On today’s docket: a showdown of two fuller cup size sports bras from lululemon.
The free to be serene bra is designed for C/D cups and the free to be elevated bra is for DD/DDD cups. Both are categorized by lululemon as light support. They’re priced the same at $52 each (though some colors are $58) as of this writing.
I’ve previously written dedicated reviews for both bras: the elevated here and the serene here. This post is intended to more plainly show the key differences between these bras. They might look similar, but in practice they have several key differences. These side-by-side photos and notes will walk through those differences.
Throughout this post, the elevated bra is on the left side in purple (“violet verbena”). The serene bra is in deep blue (“night diver”) on the right.
Sizing: the Free to Be Serene Bra is Slightly Looser
I’m wearing both bras in a size 2, which is my normal lululemon size. In traditionally sized bras, I wear a 30D/DD. If you’re between sizes, you might be happier in a size down for the serene bra. I do not recommend sizing down in the elevated bra, as it runs tighter.
The shoulder straps on the free to be serene bra run slightly looser. It’s a noticeable difference from my other lululemon bras. As a more petite gal with smaller shoulders, I’ve always wished I could tighten the straps. I have no strap issues with the free to be elevated bra, which has strap length comparable to my other lulu bras. I got these bras at the same time, so it’s a true difference and not an issue of the straps simply wearing out.
Coverage: the Free to Be Elevated Bra Offers More Coverage
The elevated bra offers substantially more coverage. The neckline is a bit higher on the elevated, and the scoop is a little narrower as well.
Notice there’s also more coverage around the underarms and back for the elevated bra. You can see in the side photos (below) that the scoop under the arms is quite open on the serene bra. If you’re concerned about coverage around the side and underarms, you’ll want to steer clear of the serene.
Similarly, the serene bra has a wide portion at the back where the only fabric is the band and straps. In contrast, the elevated bra has extra fabric above the band around the entire length of the bra.
Support: the Free to Be Elevated Bra is More Supportive
The band thickness is a key difference between the bras. The serene bra band measures 1″, while the elevated comes in at a much beefier 1.5″. Since the band provides a lot of bra support, this makes the elevated bra much sturdier.
The elevated bra has an extra diagonal seam at the front, likely put there to, well, elevate the silhouette.
Overall, the elevated bra is significantly more compressive and supportive than the serene bra. For me, the elevated bra provides about the same support as lululemon’s energy bra. The serene bra has a more “natural” level of support that isn’t as compressive for me.

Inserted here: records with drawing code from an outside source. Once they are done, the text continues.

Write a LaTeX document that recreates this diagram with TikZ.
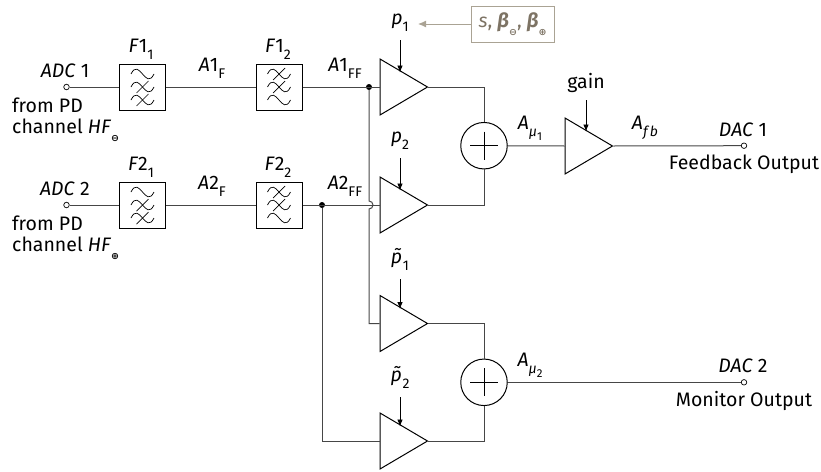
\documentclass[tikz,border=0pt]{standalone}
\usepackage{amsmath,amssymb}
\usepackage{xcolor}
\usepackage{fontspec}
\setmainfont{Fira Sans}
\newfontfamily\symfont{DejaVu Sans}
\usepackage{tikz}
\usetikzlibrary{arrows.meta,positioning,shapes.geometric,calc}
\definecolor{wire}{RGB}{70,70,70}
\definecolor{param}{RGB}{170,163,148}
\definecolor{paramtxt}{RGB}{125,115,100}
\newcommand{\sub}[1]{\raisebox{-.36em}{\fontsize{14}{14}\selectfont #1}}
\newcommand{\subb}[1]{\raisebox{-.3em}{\fontsize{11.5}{12}\selectfont #1}}
\newcommand{\subs}[1]{\raisebox{-.4em}{\fontsize{9.5}{10}\symfont\bfseries #1}}
\newcommand{\var}[1]{\textit{#1}}
\newcommand{\filtersym}[2]{%
  \foreach \k in {-13,0,13}{\draw[line width=.7pt] ($(#1)+(-11.5,\k)$) .. controls ($(#1)+(-3,\k-17)$) and ($(#1)+(3,\k+17)$) .. ($(#1)+(11.5,\k)$);}
  \foreach \k in {#2}{\draw[line width=.7pt] ($(#1)+(-6,\k+6)$) -- ($(#1)+(6,\k-6)$);}}
\tikzset{
  lbl/.style={font=\fontsize{19.5}{23}\selectfont,inner sep=0pt},
  filterbox/.style={draw,line width=1pt,minimum size=46pt,inner sep=0pt},
  amp/.style={draw,line width=1pt,isosceles triangle,isosceles triangle apex angle=61.5,isosceles triangle stretches,
    minimum width=56pt,minimum height=47.5pt,inner sep=0pt,anchor=lower side},
  sumnode/.style={draw,line width=1pt,circle,minimum size=46.5pt,inner sep=0pt},
  port/.style={draw,circle,line width=.7pt,fill=white,minimum size=5.5pt,inner sep=0pt},
  dot/.style={fill=black,circle,minimum size=6pt,inner sep=0pt},
  wireline/.style={draw=wire,line width=1pt},
  ctrl/.style={-{Latex[length=7pt,width=5.5pt]},line width=.8pt},
}
\begin{document}
\begin{tikzpicture}[x=1pt,y=-1pt]
  \useasboundingbox (0,0) rectangle (821,471);
  % inputs
  \node[port] (adc1) at (66.5,87){};
  \node[port] (adc2) at (66.5,205){};
  \node[lbl] (adc1t) at (65,71){\var{ADC} 1};
  \node[lbl] (adc2t) at (65,189){\var{ADC} 2};
  \node[lbl,anchor=west] (from1) at (12,105){from PD};
  \node[lbl,anchor=west] (chan1) at (12,130){channel \var{HF}\subs{⊖}};
  \node[lbl,anchor=west] (from2) at (12,223){from PD};
  \node[lbl,anchor=west] (chan2) at (12,248){channel \var{HF}\subs{⊕}};
  % filters
  \node[filterbox] (f11) at (142.5,87){};
  \node[filterbox] (f12) at (279,87){};
  \node[filterbox] (f21) at (142.5,205){};
  \node[filterbox] (f22) at (279,205){};
  \filtersym{f11}{0,13}
  \filtersym{f12}{-13,0}
  \filtersym{f21}{0,13}
  \filtersym{f22}{-13,0}
  \node[lbl] (f11t) at (141,49){\var{F}1\sub{1}};
  \node[lbl] (f12t) at (278,49){\var{F}1\sub{2}};
  \node[lbl] (f21t) at (141,167){\var{F}2\sub{1}};
  \node[lbl] (f22t) at (278,167){\var{F}2\sub{2}};
  \node[lbl] (a1f) at (212,68){\var{A}1\sub{F}};
  \node[lbl] (a2f) at (212,186){\var{A}2\sub{F}};
  \node[lbl] (a1ff) at (345,68){\var{A}1\sub{FF}};
  \node[lbl] (a2ff) at (345,186){\var{A}2\sub{FF}};
  % amplifiers
  \node[amp] (a1) at (379.5,87){};
  \node[amp] (a2) at (379.5,205){};
  \node[amp] (a3) at (379.5,323.5){};
  \node[amp] (a4) at (379.5,441){};
  \node[amp] (a5) at (564.5,146){};
  \node[lbl] (p1) at (400,23){\var{p}\sub{1}};
  \node[lbl] (p2) at (400,141){\var{p}\sub{2}};
  \node[lbl] (pt1) at (400,259){\var{\~p}\sub{1}};
  \node[lbl] (pt2) at (400,377){\var{\~p}\sub{2}};
  \node[lbl] (gain) at (586,83){gain};
  \coordinate (p1a) at (400,40);
  \coordinate (p2a) at (400,158);
  \coordinate (pt1a) at (400,279);
  \coordinate (pt2a) at (400,397);
  \coordinate (gaina) at (586,100);
  \foreach \s/\t in {p1a/a1,p2a/a2,pt1a/a3,pt2a/a4,gaina/a5}{\draw[ctrl] (\s) -- (\s |- \t.left side);}
  % parameters
  \node[draw=param,line width=1pt,minimum width=83pt,minimum height=36pt,inner sep=0pt,lbl,text=paramtxt] (par) at (512.5,24){\var{s}, \textbf{\textit{β}}\subs{⊖}, \textbf{\textit{β}}\subs{⊕}};
  \coordinate (para) at (418,24);
  \draw[-{Latex[length=8pt,width=7pt]},draw=param,line width=1pt] (par) -- (para);
  % summing
  \node[sumnode] (s1) at (484,145.7){};
  \node[sumnode] (s2) at (484,382.3){};
  \foreach \s in {s1,s2}{\draw[line width=.9pt] ($(\s)+(-14,0)$) -- ($(\s)+(14,0)$); \draw[line width=.9pt] ($(\s)+(0,-14)$) -- ($(\s)+(0,14)$);}
  \node[lbl] (amu1) at (530,128){\var{A}\sub{\var{μ}\subb{1}}};
  \node[lbl] (amu2) at (530,365){\var{A}\sub{\var{μ}\subb{2}}};
  \node[lbl] (afb) at (645,128){\var{A}\sub{\var{f\,b}}};
  % outputs
  \node[port] (dac1) at (744,145.7){};
  \node[port] (dac2) at (744,382.3){};
  \node[lbl] (dac1t) at (743,130){\var{DAC} 1};
  \node[lbl] (dac2t) at (743,366){\var{DAC} 2};
  \node[lbl] (fbo) at (744,164){Feedback Output};
  \node[lbl] (mon) at (744,401){Monitor Output};
  % wires
  \node[dot] (j1) at (369,87){};
  \node[dot] (j2) at (322,205){};
  \draw[wireline] (adc1) -- (f11) (f11) -- (f12) (f12) -- (a1.lower side);
  \draw[wireline] (adc2) -- (f21) (f21) -- (f22) (f22) -- (a2.lower side);
  \draw[wireline] (j1) -- ([yshift=4pt]j1 |- a2.lower side) arc[start angle=90,end angle=-90,radius=4pt] |- (a3.lower side);
  \draw[wireline] (j2) |- (a4.lower side);
  \draw[wireline] (a1.apex) -| (s1);
  \draw[wireline] (a2.apex) -| (s1);
  \draw[wireline] (a3.apex) -| (s2);
  \draw[wireline] (a4.apex) -| (s2);
  \draw[wireline] (s1) -- (a5.lower side);
  \draw[wireline] (a5.apex) -- (dac1);
  \draw[wireline] (s2) -- (dac2);
\end{tikzpicture}
\end{document}
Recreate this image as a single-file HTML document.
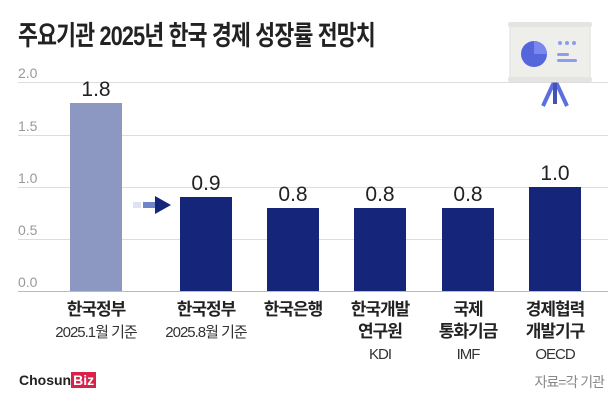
<!DOCTYPE html><html><head><meta charset="utf-8"><style>
body{margin:0;width:616px;height:405px;background:#fff;overflow:hidden;font-family:"Liberation Sans","Noto Sans CJK KR",sans-serif;position:relative}
.a{position:absolute;white-space:nowrap}
.t{left:18px;top:14px;font-size:27px;font-weight:bold;color:#222;letter-spacing:-1px;transform:scaleX(0.8);transform-origin:0 0}
.g{left:18px;width:590px;height:1px;background:#ddd}
.y{left:18px;font-size:14px;color:#999}
.b{position:absolute;width:52px;background:#15267a}
.v{position:absolute;width:80px;text-align:center;font-size:21px;color:#222}
.l{position:absolute;width:110px;text-align:center;font-size:17px;font-weight:bold;color:#222;line-height:22px;top:299px;letter-spacing:-1px}
.l span{font-weight:normal;font-size:15px;color:#333}
</style></head><body>
<div class="a t">주요기관 2025년 한국 경제 성장률 전망치</div>
<div class="a g" style="top:82px"></div><div class="a g" style="top:135px"></div><div class="a g" style="top:187px"></div><div class="a g" style="top:239px"></div><div class="a g" style="top:291px;background:#bbb"></div>
<div class="a y" style="top:65px">2.0</div><div class="a y" style="top:118px">1.5</div><div class="a y" style="top:170px">1.0</div><div class="a y" style="top:222px">0.5</div><div class="a y" style="top:274px">0.0</div>
<div class="b" style="left:70px;top:103px;height:188px;background:#8c97c2"></div>
<div class="b" style="left:180px;top:197px;height:94px"></div>
<div class="b" style="left:267px;top:208px;height:83px"></div>
<div class="b" style="left:354px;top:208px;height:83px"></div>
<div class="b" style="left:442px;top:208px;height:83px"></div>
<div class="b" style="left:529px;top:187px;height:104px"></div>
<div class="v" style="left:56px;top:78px">1.8</div>
<div class="v" style="left:166px;top:172px">0.9</div>
<div class="v" style="left:253px;top:183px">0.8</div>
<div class="v" style="left:340px;top:183px">0.8</div>
<div class="v" style="left:428px;top:183px">0.8</div>
<div class="v" style="left:515px;top:162px">1.0</div>
<svg class="a" style="left:133px;top:194px" width="42" height="22"><rect x="0" y="8" width="8" height="6" fill="#dde3f2"/><rect x="10" y="8" width="14" height="6" fill="#6e86c9"/><polygon points="22,2 38,11 22,20" fill="#15267a"/></svg>
<div class="l" style="left:41px">한국정부<br><span>2025.1월 기준</span></div>
<div class="l" style="left:151px">한국정부<br><span>2025.8월 기준</span></div>
<div class="l" style="left:238px">한국은행</div>
<div class="l" style="left:325px">한국개발<br>연구원<br><span>KDI</span></div>
<div class="l" style="left:413px">국제<br>통화기금<br><span>IMF</span></div>
<div class="l" style="left:500px">경제협력<br>개발기구<br><span>OECD</span></div>
<div class="a" style="left:19px;top:372px;font-size:14px;font-weight:bold;color:#222">Chosun<span style="background:#d9224a;color:#fff;padding:0 2px">Biz</span></div>
<div class="a" style="right:12px;top:372px;font-size:14px;color:#888;letter-spacing:-1px">자료=각 기관</div>
<svg class="a" style="left:500px;top:18px" width="100" height="95" viewBox="-5 0 100 95">
<line x1="50" y1="62" x2="38" y2="88" stroke="#5c6fe0" stroke-width="4"/><line x1="50" y1="62" x2="62" y2="88" stroke="#5c6fe0" stroke-width="4"/><line x1="50" y1="62" x2="50" y2="86" stroke="#4452b8" stroke-width="4"/>
<rect x="5" y="6" width="80" height="58" rx="3" fill="#eeeeea" stroke="#ddd"/>
<rect x="3" y="4" width="84" height="5" rx="2" fill="#e4e4e0"/><rect x="3" y="59" width="84" height="5" rx="2" fill="#e4e4e0"/>
<circle cx="29" cy="36" r="13" fill="#5566dd"/><path d="M29 36 L29 23 A13 13 0 0 1 42 36Z" fill="#7a88ee"/>
<rect x="52" y="35" width="12" height="3" rx="1.5" fill="#8e9cf0"/><rect x="52" y="41" width="20" height="3" rx="1.5" fill="#8e9cf0"/>
<circle cx="55" cy="25" r="2" fill="#8e9cf0"/><circle cx="62" cy="25" r="2" fill="#8e9cf0"/><circle cx="69" cy="25" r="2" fill="#8e9cf0"/>
</svg>
</body></html>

The point where the straps split in the back is just behind the apex of the shoulder on both bras. The serene bra seems to split just slightly higher, but the difference is pretty negligible. That said, the straps on the elevated bra are clearly sturdier, with one “anchor” strap complimented by several thinner ones, which aids in support. The serene bra has the same number of straps, but all are narrow.
In this photo, I aligned the two bras one on top of the other, matching up the bottom of the bands. If you look closely, you’ll see several of the differences I mentioned: the longer straps on the serene and the lower coverage. Though it’s easy to miss, notice that the serene is also cut to flare outward at the underarms, while the elevated is cut more straight up and down.
Both are much-loved bras, but in my opinion, they have very different ideal uses.
Personally, with its lower support and coverage, I only wear the serene bra for casual and light use: travel, camping, hiking, or light strength work. I like wearing the elevated for things where I like a little more support, like cycling, studio fitness classes, or strength work that might involve a little plyometrics.